What Atlanta United gained in the deal likely was the toughest-minded soccer player to ever get a degree in public policy of American institutions from Brown.
A no-nonsense type who has no use for social media and who never wears the championship ring he won with Colorado, if even to inspire his unadorned Atlanta United teammates. “I’m not much of a ring guy,” he shrugged. That bit of unworn jewelry resides back in his parents’ home in Pennsylvania.
Who better than Parkhurst to fill in the details of his teammate’s impact on Atlanta United where the usual statistics fail? (Larentowicz has one goal and two assists this season).
“He’s been a great teammate, and anyone who has ever played with him would say the same thing. He’s just one of those guys who is selfless,” Parkhurst said.

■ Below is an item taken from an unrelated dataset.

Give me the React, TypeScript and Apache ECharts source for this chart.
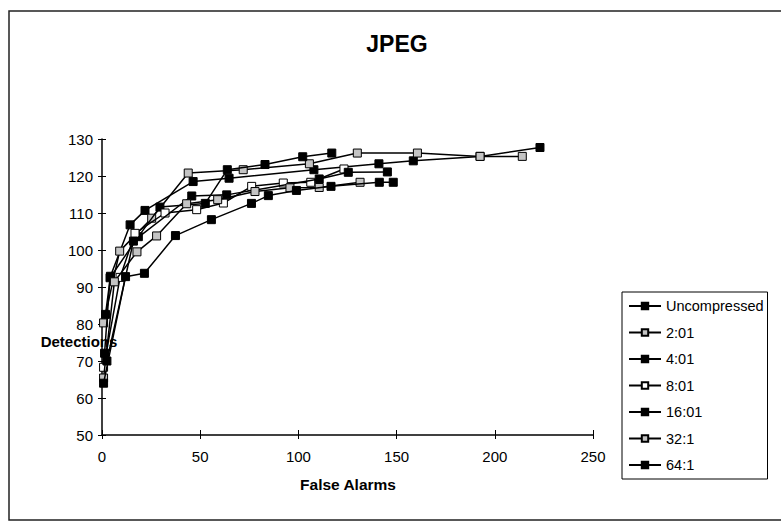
import React, { useEffect, useRef } from "react";
import * as echarts from "echarts";

const FONT = "'Liberation Sans', Arial, sans-serif";

const chartTitle = "JPEG";
const xAxisTitle = "False Alarms";
const yAxisTitle = "Detections";

const xTicks = [0, 50, 100, 150, 200, 250];
const yTicks = [50, 60, 70, 80, 90, 100, 110, 120, 130];

const seriesNames = ["Uncompressed", "2:01", "4:01", "8:01", "16:01", "32:1", "64:1"];
const seriesKinds = ["filled", "hatched", "filled", "open", "filled", "hatched", "filled"];

const uncompressed = [
  [1.8, 82.6], [4.3, 92.9], [14.3, 106.8], [21.9, 110.7], [46.4, 118.5], [64.7, 119.4],
  [107.9, 121.7], [141, 123.3], [158.5, 124.1], [192.5, 125.3], [223, 127.7],
];
const ratio2 = [
  [0.8, 80.3], [9, 99.7], [25.3, 108.6], [43.9, 120.8], [71.9, 121.7], [105.6, 123.3],
  [130, 126.2], [160.6, 126.2], [192.5, 125.3], [214, 125.3],
];
const ratio4 = [
  [1.3, 72.1], [4.1, 92.5], [18.5, 103.6], [29.5, 111.6], [52.6, 112.6], [63.8, 121.7],
  [83, 123.1], [102.2, 125.2], [117, 126.2],
];
const ratio8 = [
  [0.8, 68.3], [9.2, 92.6], [16.8, 104.5], [32.1, 110], [48.2, 110.9], [61.8, 112.7],
  [76.2, 117.2], [92.3, 118.1], [106.3, 118.3], [123.2, 121.9],
];
const ratio16 = [
  [2.5, 70], [16, 102.4], [45.7, 114.6], [63.5, 114.9], [110.6, 119.2], [125.4, 121],
  [145.3, 121.1],
];
const ratio32 = [
  [0.8, 65.4], [6.3, 91.4], [17.8, 99.5], [27.8, 103.8], [43.1, 112.5], [58.9, 113.6],
  [77.9, 115.8], [95.7, 116.8], [110.6, 116.9], [131.4, 118.3],
];
const ratio64 = [
  [0.8, 64], [12, 92.8], [21.6, 93.7], [37.4, 103.9], [55.7, 108.2], [76.1, 112.6],
  [84.7, 114.7], [99, 116.1], [116.6, 117.2], [141.2, 118.3], [148.3, 118.3],
];

const seriesData = [uncompressed, ratio2, ratio4, ratio8, ratio16, ratio32, ratio64];

const fillFor: Record<string, string> = { filled: "#000", hatched: "#c4c4c4", open: "#fff" };

export default function App() {
  const ref = useRef<HTMLDivElement>(null);
  useEffect(() => {
    if (!ref.current) return;
    const chart = echarts.init(ref.current, null, { renderer: "svg" });
    const xMin = xTicks[0];
    const xMax = xTicks[xTicks.length - 1];
    const yMin = yTicks[0];
    const yMax = yTicks[yTicks.length - 1];
    const xStep = xTicks[1] - xTicks[0];
    const yStep = yTicks[1] - yTicks[0];
    const option: any = {
      animation: false,
      backgroundColor: "#fff",
      textStyle: { fontFamily: FONT },
      grid: { left: 102, top: 139, right: 188, bottom: 88, containLabel: false },
      xAxis: [
        {
          type: "value", min: xMin, max: xMax, interval: xStep,
          splitLine: { show: false },
          axisLine: { show: true, lineStyle: { color: "#000", width: 1.5 } },
          axisTick: { show: true, inside: false, length: 4, lineStyle: { color: "#000" } },
          axisLabel: { color: "#000", fontSize: 15, margin: 14, fontFamily: FONT },
        },
        {
          type: "value", min: xMin, max: xMax, interval: xStep, position: "bottom", offset: 0,
          splitLine: { show: false },
          axisLine: { show: false },
          axisTick: { show: true, inside: true, length: 5, lineStyle: { color: "#000" } },
          axisLabel: { show: false },
        },
      ],
      yAxis: [
        {
          type: "value", min: yMin, max: yMax, interval: yStep,
          splitLine: { show: false },
          axisLine: { show: true, lineStyle: { color: "#000", width: 1.5 } },
          axisTick: { show: true, inside: false, length: 4, lineStyle: { color: "#000" } },
          axisLabel: { color: "#000", fontSize: 15, margin: 9, fontFamily: FONT },
        },
        {
          type: "value", min: yMin, max: yMax, interval: yStep, position: "left", offset: 0,
          splitLine: { show: false },
          axisLine: { show: false },
          axisTick: { show: true, inside: true, length: 4, lineStyle: { color: "#000" } },
          axisLabel: { show: false },
        },
      ],
      legend: {
        data: seriesNames,
        orient: "vertical",
        left: 622,
        top: 292,
        padding: [5, 4, 5, 6],
        itemWidth: 32,
        itemHeight: 8,
        itemGap: 8.5,
        borderColor: "#000",
        borderWidth: 1,
        backgroundColor: "#fff",
        textStyle: { color: "#000", fontSize: 14.5, lineHeight: 18, fontFamily: FONT },
      },
      graphic: [
        {
          type: "rect", z: -10, silent: true,
          shape: { x: 9, y: 11, width: 790, height: 509 },
          style: { fill: "none", stroke: "#222", lineWidth: 1.5 },
        },
        {
          type: "text", x: 397, y: 44,
          style: {
            text: chartTitle, fill: "#000", font: `bold 23px ${FONT}`,
            textAlign: "center", textVerticalAlign: "middle",
          },
        },
        {
          type: "text", x: 79, y: 341, z: 100,
          style: {
            text: yAxisTitle, fill: "#000", font: `bold 15px ${FONT}`,
            textAlign: "center", textVerticalAlign: "middle",
          },
        },
        {
          type: "text", x: 348, y: 484,
          style: {
            text: xAxisTitle, fill: "#000", font: `bold 15.5px ${FONT}`,
            textAlign: "center", textVerticalAlign: "middle",
          },
        },
      ],
      series: seriesNames.map((name, i) => ({
        name,
        type: "line",
        xAxisIndex: 0,
        yAxisIndex: 0,
        data: seriesData[i],
        symbol: "rect",
        symbolSize: 8,
        showAllSymbol: true,
        lineStyle: { color: "#000", width: 1.5 },
        itemStyle: { color: fillFor[seriesKinds[i]], borderColor: "#000", borderWidth: 1 },
        emphasis: { disabled: true },
        z: 2 + i,
      })),
    };
    chart.setOption(option);
    return () => chart.dispose();
  }, []);
  return (
    <div
      ref={ref}
      style={{ position: "absolute", left: 0, top: 0, width: 781, height: 523, background: "#fff" }}
    />
  );
}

The testimonial continued: “He’s a big personality in the locker room, as far as experience and someone to lean on. A guy whose out at training every day, doesn’t take days off, doesn’t take games off, just goes about his business. Someone you can rely on no matter what position he plays, what’s going on the outside. He’s going to have a good performance. He’s going to have a professional attitude. And you love to play with those types of guys.”
Well, perhaps there is one person better equipped to sum up the role of the eldest player on an ambitious young franchise.
Asked to perform what sounds like a basic interview task, but actually can be kind of difficult – describe yourself as a player – Larentowicz is more than up to it.
“I like to do things for others,” he began. “I like to consider myself a selfless player. When I play in the middle of the field, you’re invariably playing next to greater talent – Miguel, Julian (Gressel), whoever it is. I want them to have the opportunity to do what they do best. If that means me taking (the ball) from the (opposing) team and giving it to them, or if that means me shutting down somebody on the other team so that they have more room to play, then that’s what I’m happy doing.
“I’m happy doing the things that make the team win.”